<<<<

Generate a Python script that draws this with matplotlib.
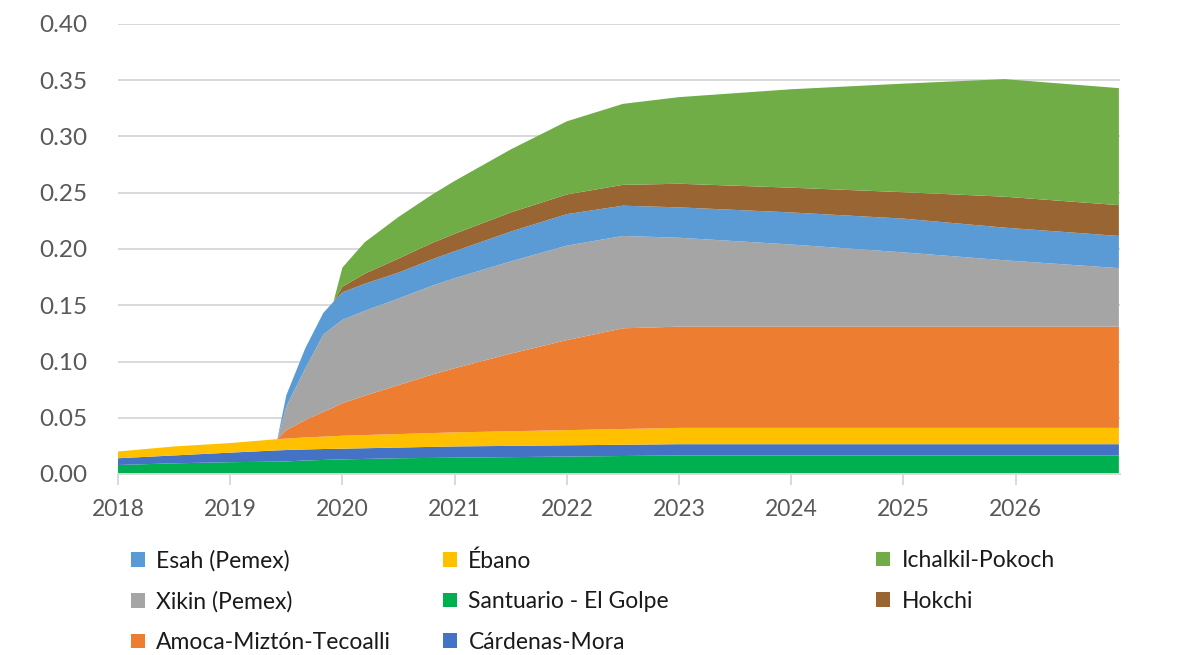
import matplotlib
matplotlib.use("Agg")
import matplotlib.pyplot as plt
from matplotlib.patches import Patch

plt.rcParams['font.family'] = ['Lato', 'DejaVu Sans']

# Time axis (fractional years)
years = [2018.0, 2018.5, 2019.0, 2019.42, 2019.5, 2019.67, 2019.83, 2019.92, 2020.0,
         2020.2, 2020.5, 2020.8, 2021.0, 2021.5, 2022.0, 2022.5, 2023.0, 2024.0,
         2025.0, 2025.9, 2026.92]

# Production by field (stacked bottom-up)
santuario = [0.008, 0.0095, 0.0105, 0.011, 0.0112, 0.012, 0.0125, 0.0128, 0.013,
             0.0134, 0.014, 0.0143, 0.0145, 0.015, 0.0155, 0.016, 0.0165, 0.0165,
             0.0165, 0.0165, 0.0165]
cardenas = [0.006, 0.007, 0.0085, 0.010, 0.0101, 0.0098, 0.0097, 0.0096, 0.0095,
            0.0095, 0.0095, 0.0098, 0.010, 0.010, 0.010, 0.010, 0.010, 0.010,
            0.010, 0.010, 0.010]
ebano = [0.006, 0.008, 0.0085, 0.010, 0.0102, 0.0107, 0.011, 0.0112, 0.0115,
         0.0117, 0.012, 0.0123, 0.0125, 0.013, 0.0135, 0.014, 0.0145, 0.0145,
         0.0145, 0.0145, 0.0145]
amoca = [0, 0, 0, 0, 0.0075, 0.0155, 0.022, 0.0255, 0.029,
         0.035, 0.0435, 0.052, 0.057, 0.069, 0.080, 0.0895, 0.090, 0.090,
         0.090, 0.090, 0.090]
xikin = [0, 0, 0, 0, 0.021, 0.046, 0.0686, 0.072, 0.074,
         0.0755, 0.077, 0.079, 0.080, 0.082, 0.084, 0.0821, 0.079, 0.073,
         0.066, 0.059, 0.052]
esah = [0, 0, 0, 0, 0.010, 0.018, 0.0194, 0.022, 0.0245,
        0.024, 0.023, 0.0235, 0.024, 0.0265, 0.028, 0.0269, 0.027, 0.0285,
        0.030, 0.029, 0.0286]
hokchi = [0, 0, 0, 0, 0, 0, 0, 0, 0.005,
          0.009, 0.0125, 0.0145, 0.0155, 0.017, 0.0175, 0.0185, 0.021, 0.022,
          0.0235, 0.0275, 0.0274]
ichalkil = [0, 0, 0, 0, 0, 0, 0, 0, 0.017,
            0.028, 0.037, 0.043, 0.047, 0.056, 0.065, 0.072, 0.077, 0.0875,
            0.0965, 0.1045, 0.104]

names = ["Santuario - El Golpe", "Cárdenas-Mora", "Ébano", "Amoca-Miztón-Tecoalli",
         "Xikin (Pemex)", "Esah (Pemex)", "Hokchi", "Ichalkil-Pokoch"]
colors = ["#00B050", "#4472C4", "#FFC000", "#ED7D31",
          "#A5A5A5", "#5B9BD5", "#996633", "#70AD47"]
series = [santuario, cardenas, ebano, amoca, xikin, esah, hokchi, ichalkil]

year_ticks = list(range(2018, 2027))
y_ticks = [0.00, 0.05, 0.10, 0.15, 0.20, 0.25, 0.30, 0.35, 0.40]

fig = plt.figure(figsize=(11.89, 6.55), dpi=100)
ax = fig.add_axes([118 / 1189, 181 / 655, (1120 - 118) / 1189, 450 / 655])

ax.stackplot(years, *series, colors=colors, linewidth=0, zorder=2)

ax.set_xlim(2018, 2026.93)
ax.set_ylim(0, 0.40)
ax.set_yticks(y_ticks)
ax.set_yticklabels([f"{v:.2f}" for v in y_ticks])
ax.set_xticks(year_ticks)
ax.set_xticklabels([str(y) for y in year_ticks])

ax.grid(axis='y', color='#D9D9D9', linewidth=1.4, zorder=0)
ax.set_axisbelow(True)
for side in ('top', 'right', 'left'):
    ax.spines[side].set_visible(False)
ax.spines['bottom'].set_color('#D9D9D9')
ax.spines['bottom'].set_linewidth(1.4)
ax.spines['bottom'].set_zorder(3)
ax.tick_params(axis='y', length=0, pad=22, labelsize=17.5, labelcolor='#595959')
ax.tick_params(axis='x', length=8, width=1.4, color='#D9D9D9', pad=10,
               labelsize=16.5, labelcolor='#595959')

# Legend drawn as three separate columns
handles = {n: Patch(facecolor=c, edgecolor='none') for n, c in zip(names, colors)}
columns = [
    (["Esah (Pemex)", "Xikin (Pemex)", "Amoca-Miztón-Tecoalli"], 122),
    (["Ébano", "Santuario - El Golpe", "Cárdenas-Mora"], 434),
    (["Ichalkil-Pokoch", "Hokchi"], 867),
]
for labels, xpix in columns:
    leg = fig.legend([handles[l] for l in labels], labels, loc='upper left',
                     bbox_to_anchor=(xpix / 1189, 1 - 541 / 655), frameon=False,
                     fontsize=16.5, handlelength=0.6, handleheight=0.6,
                     handletextpad=0.5, labelspacing=0.85, borderaxespad=0)
    for t in leg.get_texts():
        t.set_color('#1A1A1A')

fig.savefig("out.png", dpi=100)
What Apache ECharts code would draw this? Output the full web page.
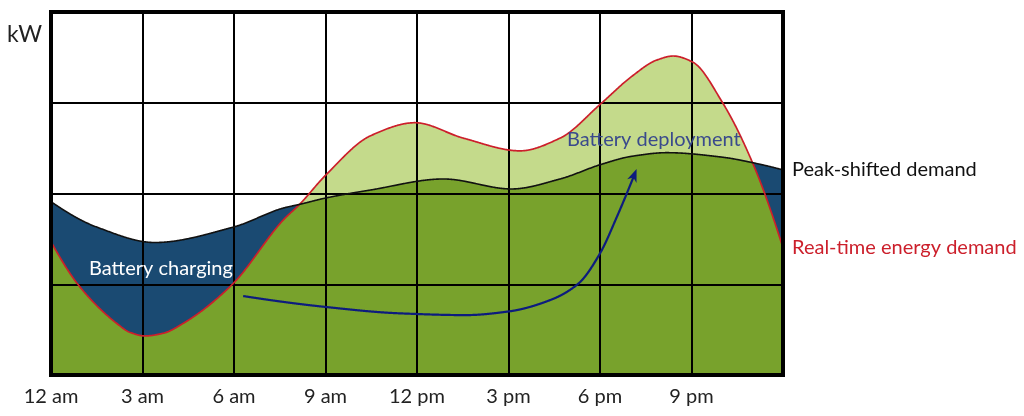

>>>>

Reproduce the full listing above verbatim, with no pictures included.

* [RESPONSE]:
Generate a Python script that draws this with matplotlib.
import matplotlib
matplotlib.use("Agg")
import matplotlib.pyplot as plt
from matplotlib.patches import Patch

plt.rcParams['font.family'] = ['Lato', 'DejaVu Sans']

# Time axis (fractional years)
years = [2018.0, 2018.5, 2019.0, 2019.42, 2019.5, 2019.67, 2019.83, 2019.92, 2020.0,
         2020.2, 2020.5, 2020.8, 2021.0, 2021.5, 2022.0, 2022.5, 2023.0, 2024.0,
         2025.0, 2025.9, 2026.92]

# Production by field (stacked bottom-up)
santuario = [0.008, 0.0095, 0.0105, 0.011, 0.0112, 0.012, 0.0125, 0.0128, 0.013,
             0.0134, 0.014, 0.0143, 0.0145, 0.015, 0.0155, 0.016, 0.0165, 0.0165,
             0.0165, 0.0165, 0.0165]
cardenas = [0.006, 0.007, 0.0085, 0.010, 0.0101, 0.0098, 0.0097, 0.0096, 0.0095,
            0.0095, 0.0095, 0.0098, 0.010, 0.010, 0.010, 0.010, 0.010, 0.010,
            0.010, 0.010, 0.010]
ebano = [0.006, 0.008, 0.0085, 0.010, 0.0102, 0.0107, 0.011, 0.0112, 0.0115,
         0.0117, 0.012, 0.0123, 0.0125, 0.013, 0.0135, 0.014, 0.0145, 0.0145,
         0.0145, 0.0145, 0.0145]
amoca = [0, 0, 0, 0, 0.0075, 0.0155, 0.022, 0.0255, 0.029,
         0.035, 0.0435, 0.052, 0.057, 0.069, 0.080, 0.0895, 0.090, 0.090,
         0.090, 0.090, 0.090]
xikin = [0, 0, 0, 0, 0.021, 0.046, 0.0686, 0.072, 0.074,
         0.0755, 0.077, 0.079, 0.080, 0.082, 0.084, 0.0821, 0.079, 0.073,
         0.066, 0.059, 0.052]
esah = [0, 0, 0, 0, 0.010, 0.018, 0.0194, 0.022, 0.0245,
        0.024, 0.023, 0.0235, 0.024, 0.0265, 0.028, 0.0269, 0.027, 0.0285,
        0.030, 0.029, 0.0286]
hokchi = [0, 0, 0, 0, 0, 0, 0, 0, 0.005,
          0.009, 0.0125, 0.0145, 0.0155, 0.017, 0.0175, 0.0185, 0.021, 0.022,
          0.0235, 0.0275, 0.0274]
ichalkil = [0, 0, 0, 0, 0, 0, 0, 0, 0.017,
            0.028, 0.037, 0.043, 0.047, 0.056, 0.065, 0.072, 0.077, 0.0875,
            0.0965, 0.1045, 0.104]

names = ["Santuario - El Golpe", "Cárdenas-Mora", "Ébano", "Amoca-Miztón-Tecoalli",
         "Xikin (Pemex)", "Esah (Pemex)", "Hokchi", "Ichalkil-Pokoch"]
colors = ["#00B050", "#4472C4", "#FFC000", "#ED7D31",
          "#A5A5A5", "#5B9BD5", "#996633", "#70AD47"]
series = [santuario, cardenas, ebano, amoca, xikin, esah, hokchi, ichalkil]

year_ticks = list(range(2018, 2027))
y_ticks = [0.00, 0.05, 0.10, 0.15, 0.20, 0.25, 0.30, 0.35, 0.40]

fig = plt.figure(figsize=(11.89, 6.55), dpi=100)
ax = fig.add_axes([118 / 1189, 181 / 655, (1120 - 118) / 1189, 450 / 655])

ax.stackplot(years, *series, colors=colors, linewidth=0, zorder=2)

ax.set_xlim(2018, 2026.93)
ax.set_ylim(0, 0.40)
ax.set_yticks(y_ticks)
ax.set_yticklabels([f"{v:.2f}" for v in y_ticks])
ax.set_xticks(year_ticks)
ax.set_xticklabels([str(y) for y in year_ticks])

ax.grid(axis='y', color='#D9D9D9', linewidth=1.4, zorder=0)
ax.set_axisbelow(True)
for side in ('top', 'right', 'left'):
    ax.spines[side].set_visible(False)
ax.spines['bottom'].set_color('#D9D9D9')
ax.spines['bottom'].set_linewidth(1.4)
ax.spines['bottom'].set_zorder(3)
ax.tick_params(axis='y', length=0, pad=22, labelsize=17.5, labelcolor='#595959')
ax.tick_params(axis='x', length=8, width=1.4, color='#D9D9D9', pad=10,
               labelsize=16.5, labelcolor='#595959')

# Legend drawn as three separate columns
handles = {n: Patch(facecolor=c, edgecolor='none') for n, c in zip(names, colors)}
columns = [
    (["Esah (Pemex)", "Xikin (Pemex)", "Amoca-Miztón-Tecoalli"], 122),
    (["Ébano", "Santuario - El Golpe", "Cárdenas-Mora"], 434),
    (["Ichalkil-Pokoch", "Hokchi"], 867),
]
for labels, xpix in columns:
    leg = fig.legend([handles[l] for l in labels], labels, loc='upper left',
                     bbox_to_anchor=(xpix / 1189, 1 - 541 / 655), frameon=False,
                     fontsize=16.5, handlelength=0.6, handleheight=0.6,
                     handletextpad=0.5, labelspacing=0.85, borderaxespad=0)
    for t in leg.get_texts():
        t.set_color('#1A1A1A')

fig.savefig("out.png", dpi=100)
What Apache ECharts code would draw this? Output the full web page.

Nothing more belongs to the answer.